I am only one, but I am one. I cannot do everything, but I can do something.
And I will not let what I cannot do interfere with what I can do. ~Edward Everett Hale
This weekend, I made the following post in my Notes on Facebook:
My friend Eden commented on the Cartoon FB profile pics: Putting up the cartoon picture isn't going to help those kids in even the least bit what-so-ever. And, for the most part, she's right. No more than posting your bra color or where you like to place your pocket book does for Breast cancer.
Still, it gets you to thinking....it's something at least. And one small act could lead to others that could make a greater impact. And thinking "What COULD I do?" I'm only 15. What could I offer?
Richard Bach says "Every problem has a gift for you in it's hands."
The problem: Child abuse The gift: Ways to prevent it
I need you, my friends, to provide the gift. I know many of you are adult survivors of abuse. I can't fix what happened to you as a child. And what I'm asking is hard, because it means you have to revisit that hell for a moment. But I would love to know what it is that YOU do as a parent that breaks the cycle. What do you do for your own children that makes that difference? I know, for my mom, it's many things: deciding to never hit...not spanking, not slapping, no violent physical contact ever. No verbal belittling. Remembering what it was like at my age.

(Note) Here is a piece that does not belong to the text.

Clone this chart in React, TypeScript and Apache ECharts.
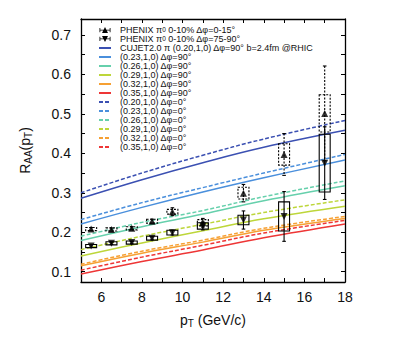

I would like to compile a list of positive ideas for parenting to put here. I don't know how yet. A website? I'm more than willing to give up my status to post positive ways to stop the abuse. For abuse survivors thinking of being a parent, a list, a REAL list from REAL people with REAL solutions. One of my dearest friends is a child hood abuse survivor. Before she became a parent, her biggest concern was her own abuse. "What do I do? I have no role models to emulate. If I just had a list..." I think wanting to be a better parent was the first step.

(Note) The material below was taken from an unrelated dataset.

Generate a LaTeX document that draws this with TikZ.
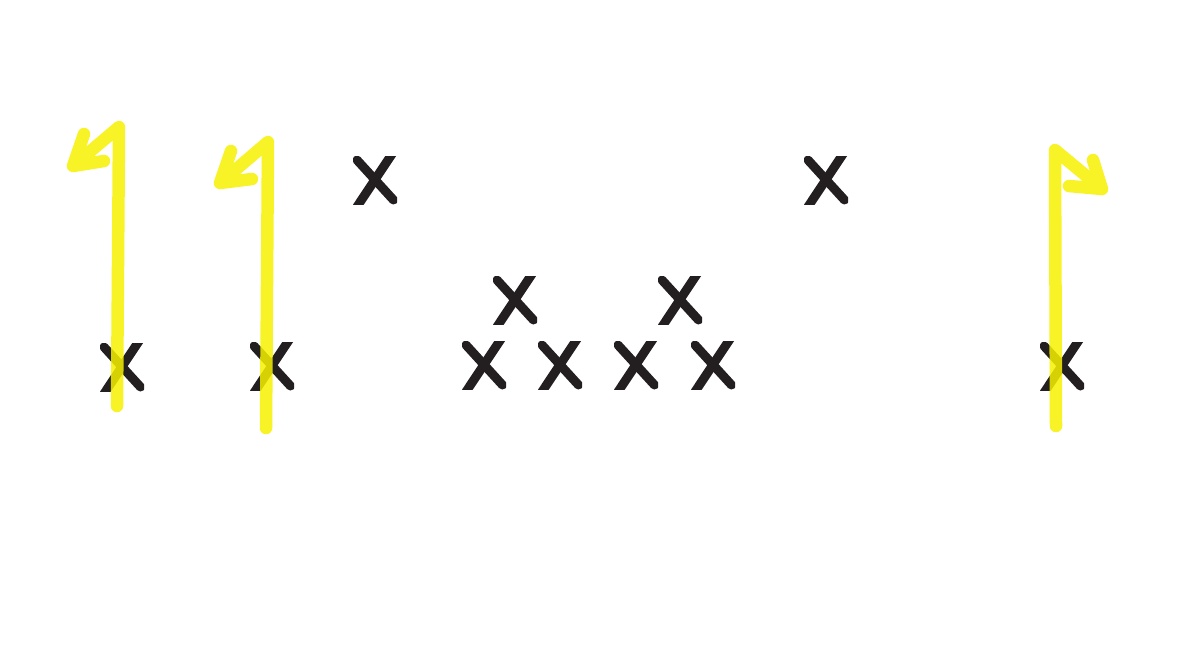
\documentclass[tikz,border=0pt]{standalone}
\definecolor{ink}{RGB}{35,31,32}
\definecolor{hl}{RGB}{246,241,0}
\begin{document}
\begin{tikzpicture}[x=1pt,y=-1pt,
  player/.style={minimum width=44pt,minimum height=48pt,inner sep=0pt,
    path picture={
      \draw[ink,line width=9pt,line cap=round]
        ([xshift=3.5pt,yshift=-3.5pt]path picture bounding box.south west) -- ([xshift=-4pt,yshift=3.5pt]path picture bounding box.north east);
      \draw[ink,line width=9pt,line cap=round]
        ([xshift=4pt,yshift=-4pt]path picture bounding box.north west) -- ([xshift=-3.5pt,yshift=4pt]path picture bounding box.south east);
    }},
  route/.style={hl,line width=12.5pt,line cap=round,line join=round,opacity=0.85}]
\useasboundingbox (0,0) rectangle (1200,667);
\fill[white] (0,0) rectangle (1200,667);
% players
\node[player] (wl) at (122,367) {};
\node[player] (sl) at (272,366) {};
\node[player] (cbl) at (375,180) {};
\node[player] (lbl) at (515,300) {};
\node[player] (lbr) at (680,300) {};
\node[player] (dl1) at (484,365) {};
\node[player] (dl2) at (560,365) {};
\node[player] (dl3) at (636,365) {};
\node[player] (dl4) at (713,365) {};
\node[player] (cbr) at (826,180) {};
\node[player] (wr) at (1062,366) {};
% route 1
\coordinate (r1s) at (117,406);
\coordinate (r1t) at (119,127);
\coordinate (r1h) at (73,166);
\coordinate (r1a) at (84,134);
\coordinate (r1b) at (104,161);
\draw[route] (r1s) -- (r1t) -- (r1h) -- (r1a) (r1h) -- (r1b);
% route 2
\coordinate (r2s) at (266,428);
\coordinate (r2t) at (268,142);
\coordinate (r2h) at (220,183);
\coordinate (r2a) at (231,151);
\coordinate (r2b) at (252,179);
\draw[route] (r2s) -- (r2t) -- (r2h) -- (r2a) (r2h) -- (r2b);
% route 3
\coordinate (r3s) at (1056,426);
\coordinate (r3t) at (1055,150);
\coordinate (r3h) at (1102,189);
\coordinate (r3a) at (1093,160);
\coordinate (r3b) at (1069,186);
\draw[route] (r3s) -- (r3t) -- (r3h) -- (r3a) (r3h) -- (r3b);
\end{tikzpicture}
\end{document}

For those of you who had wonderful parents, you could share something positive that your parents did that made such an impact that you made certain you did it with your children as well.
If you know someone who has something to offer, send them here. My email is open to everyone. My private email is indigo_al@yahoo.com.
Eden, I've only had a little over 12 hours to think on this. Will it do for a start?
In Peace,
Abbie Lyons
P.S. Any suggestions would be most welcome. All info will be kept private and any suggestions posted anonymously unless you state otherwise.
The notes, emails and calls I have received have been overwhelming. On one hand, I'm glad that there is so much support for this issue. On the other hand, I am saddened beyond belief. Because with almost every suggestion for prevention comes a story. A heart-breaking story. The grief and sadness I feel are overwhelming. One email had some of the most amazing suggestions, and I was so excited that I would be able to share them. Then, I read the post script....'I wish this is what my parents would do for me.'
God, you took me outside my own selfishness. And showed me what a truly broken heart is. Ever the teacher. Ever the gift giver. Ever the healer.